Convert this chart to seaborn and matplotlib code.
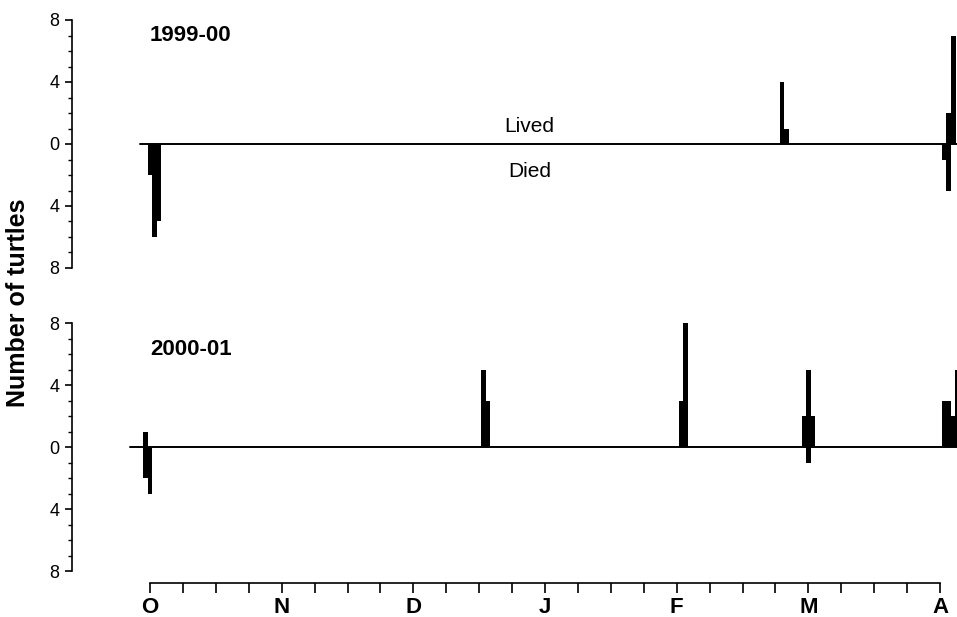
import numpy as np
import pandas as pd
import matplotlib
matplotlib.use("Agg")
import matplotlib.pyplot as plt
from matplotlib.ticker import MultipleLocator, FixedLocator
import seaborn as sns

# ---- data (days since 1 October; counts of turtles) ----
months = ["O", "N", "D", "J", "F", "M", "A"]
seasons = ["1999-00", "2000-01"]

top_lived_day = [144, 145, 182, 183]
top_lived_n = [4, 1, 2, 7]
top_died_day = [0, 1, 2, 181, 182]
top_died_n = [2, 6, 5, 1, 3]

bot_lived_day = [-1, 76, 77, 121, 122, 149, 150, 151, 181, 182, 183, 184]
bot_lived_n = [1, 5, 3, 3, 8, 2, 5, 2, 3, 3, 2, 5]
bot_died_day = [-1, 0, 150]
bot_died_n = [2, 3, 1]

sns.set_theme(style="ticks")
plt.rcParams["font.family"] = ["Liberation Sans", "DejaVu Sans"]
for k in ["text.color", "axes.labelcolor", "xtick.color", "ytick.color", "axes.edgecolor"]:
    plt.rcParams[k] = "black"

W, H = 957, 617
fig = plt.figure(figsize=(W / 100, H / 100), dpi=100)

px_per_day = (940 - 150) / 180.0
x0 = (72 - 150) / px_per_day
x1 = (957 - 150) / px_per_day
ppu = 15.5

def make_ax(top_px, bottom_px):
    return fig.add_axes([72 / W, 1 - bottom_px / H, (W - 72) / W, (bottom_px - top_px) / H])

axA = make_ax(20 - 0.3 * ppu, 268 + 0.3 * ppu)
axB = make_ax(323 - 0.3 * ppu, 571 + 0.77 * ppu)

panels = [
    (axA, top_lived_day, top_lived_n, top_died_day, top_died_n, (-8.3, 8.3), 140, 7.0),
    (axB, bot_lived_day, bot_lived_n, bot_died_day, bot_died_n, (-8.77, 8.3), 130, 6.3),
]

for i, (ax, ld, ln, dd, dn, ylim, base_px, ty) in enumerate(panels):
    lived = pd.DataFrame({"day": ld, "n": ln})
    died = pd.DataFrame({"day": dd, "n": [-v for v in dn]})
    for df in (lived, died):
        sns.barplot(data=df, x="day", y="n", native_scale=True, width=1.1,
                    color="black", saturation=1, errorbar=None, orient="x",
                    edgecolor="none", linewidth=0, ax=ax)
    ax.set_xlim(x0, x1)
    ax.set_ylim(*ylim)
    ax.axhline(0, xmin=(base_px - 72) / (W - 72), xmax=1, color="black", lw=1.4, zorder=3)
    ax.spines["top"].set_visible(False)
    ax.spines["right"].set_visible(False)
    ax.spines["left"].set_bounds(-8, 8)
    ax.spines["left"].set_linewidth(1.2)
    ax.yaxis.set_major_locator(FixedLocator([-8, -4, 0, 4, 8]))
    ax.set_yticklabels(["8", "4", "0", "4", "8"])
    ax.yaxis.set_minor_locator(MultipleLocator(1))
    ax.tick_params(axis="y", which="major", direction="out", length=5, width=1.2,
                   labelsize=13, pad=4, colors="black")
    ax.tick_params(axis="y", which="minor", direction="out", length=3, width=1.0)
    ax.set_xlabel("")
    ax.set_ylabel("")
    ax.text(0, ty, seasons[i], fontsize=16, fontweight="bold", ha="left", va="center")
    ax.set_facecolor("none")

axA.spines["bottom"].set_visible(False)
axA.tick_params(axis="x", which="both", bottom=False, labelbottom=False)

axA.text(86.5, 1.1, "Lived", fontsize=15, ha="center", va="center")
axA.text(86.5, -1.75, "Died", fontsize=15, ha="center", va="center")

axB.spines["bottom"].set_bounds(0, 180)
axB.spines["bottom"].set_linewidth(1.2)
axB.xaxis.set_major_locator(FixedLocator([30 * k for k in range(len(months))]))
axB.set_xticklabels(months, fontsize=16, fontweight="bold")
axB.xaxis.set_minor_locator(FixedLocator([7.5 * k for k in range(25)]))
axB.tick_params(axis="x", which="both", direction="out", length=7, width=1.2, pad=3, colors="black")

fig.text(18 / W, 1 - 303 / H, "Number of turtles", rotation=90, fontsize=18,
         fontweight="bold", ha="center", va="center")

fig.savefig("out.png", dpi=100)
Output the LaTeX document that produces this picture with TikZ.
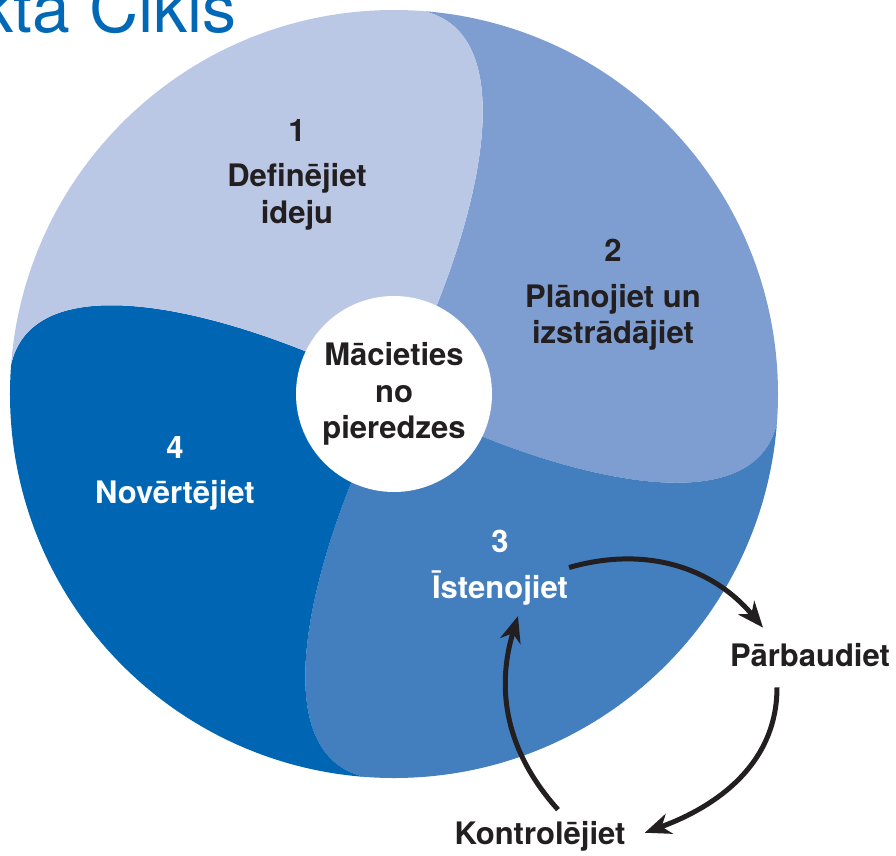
·····
What you are asked to do:
Quote each entry above verbatim and drop the pictures.

Reply to the task:
Convert this chart to seaborn and matplotlib code.
import numpy as np
import pandas as pd
import matplotlib
matplotlib.use("Agg")
import matplotlib.pyplot as plt
from matplotlib.ticker import MultipleLocator, FixedLocator
import seaborn as sns

# ---- data (days since 1 October; counts of turtles) ----
months = ["O", "N", "D", "J", "F", "M", "A"]
seasons = ["1999-00", "2000-01"]

top_lived_day = [144, 145, 182, 183]
top_lived_n = [4, 1, 2, 7]
top_died_day = [0, 1, 2, 181, 182]
top_died_n = [2, 6, 5, 1, 3]

bot_lived_day = [-1, 76, 77, 121, 122, 149, 150, 151, 181, 182, 183, 184]
bot_lived_n = [1, 5, 3, 3, 8, 2, 5, 2, 3, 3, 2, 5]
bot_died_day = [-1, 0, 150]
bot_died_n = [2, 3, 1]

sns.set_theme(style="ticks")
plt.rcParams["font.family"] = ["Liberation Sans", "DejaVu Sans"]
for k in ["text.color", "axes.labelcolor", "xtick.color", "ytick.color", "axes.edgecolor"]:
    plt.rcParams[k] = "black"

W, H = 957, 617
fig = plt.figure(figsize=(W / 100, H / 100), dpi=100)

px_per_day = (940 - 150) / 180.0
x0 = (72 - 150) / px_per_day
x1 = (957 - 150) / px_per_day
ppu = 15.5

def make_ax(top_px, bottom_px):
    return fig.add_axes([72 / W, 1 - bottom_px / H, (W - 72) / W, (bottom_px - top_px) / H])

axA = make_ax(20 - 0.3 * ppu, 268 + 0.3 * ppu)
axB = make_ax(323 - 0.3 * ppu, 571 + 0.77 * ppu)

panels = [
    (axA, top_lived_day, top_lived_n, top_died_day, top_died_n, (-8.3, 8.3), 140, 7.0),
    (axB, bot_lived_day, bot_lived_n, bot_died_day, bot_died_n, (-8.77, 8.3), 130, 6.3),
]

for i, (ax, ld, ln, dd, dn, ylim, base_px, ty) in enumerate(panels):
    lived = pd.DataFrame({"day": ld, "n": ln})
    died = pd.DataFrame({"day": dd, "n": [-v for v in dn]})
    for df in (lived, died):
        sns.barplot(data=df, x="day", y="n", native_scale=True, width=1.1,
                    color="black", saturation=1, errorbar=None, orient="x",
                    edgecolor="none", linewidth=0, ax=ax)
    ax.set_xlim(x0, x1)
    ax.set_ylim(*ylim)
    ax.axhline(0, xmin=(base_px - 72) / (W - 72), xmax=1, color="black", lw=1.4, zorder=3)
    ax.spines["top"].set_visible(False)
    ax.spines["right"].set_visible(False)
    ax.spines["left"].set_bounds(-8, 8)
    ax.spines["left"].set_linewidth(1.2)
    ax.yaxis.set_major_locator(FixedLocator([-8, -4, 0, 4, 8]))
    ax.set_yticklabels(["8", "4", "0", "4", "8"])
    ax.yaxis.set_minor_locator(MultipleLocator(1))
    ax.tick_params(axis="y", which="major", direction="out", length=5, width=1.2,
                   labelsize=13, pad=4, colors="black")
    ax.tick_params(axis="y", which="minor", direction="out", length=3, width=1.0)
    ax.set_xlabel("")
    ax.set_ylabel("")
    ax.text(0, ty, seasons[i], fontsize=16, fontweight="bold", ha="left", va="center")
    ax.set_facecolor("none")

axA.spines["bottom"].set_visible(False)
axA.tick_params(axis="x", which="both", bottom=False, labelbottom=False)

axA.text(86.5, 1.1, "Lived", fontsize=15, ha="center", va="center")
axA.text(86.5, -1.75, "Died", fontsize=15, ha="center", va="center")

axB.spines["bottom"].set_bounds(0, 180)
axB.spines["bottom"].set_linewidth(1.2)
axB.xaxis.set_major_locator(FixedLocator([30 * k for k in range(len(months))]))
axB.set_xticklabels(months, fontsize=16, fontweight="bold")
axB.xaxis.set_minor_locator(FixedLocator([7.5 * k for k in range(25)]))
axB.tick_params(axis="x", which="both", direction="out", length=7, width=1.2, pad=3, colors="black")

fig.text(18 / W, 1 - 303 / H, "Number of turtles", rotation=90, fontsize=18,
         fontweight="bold", ha="center", va="center")

fig.savefig("out.png", dpi=100)
Output the LaTeX document that produces this picture with TikZ.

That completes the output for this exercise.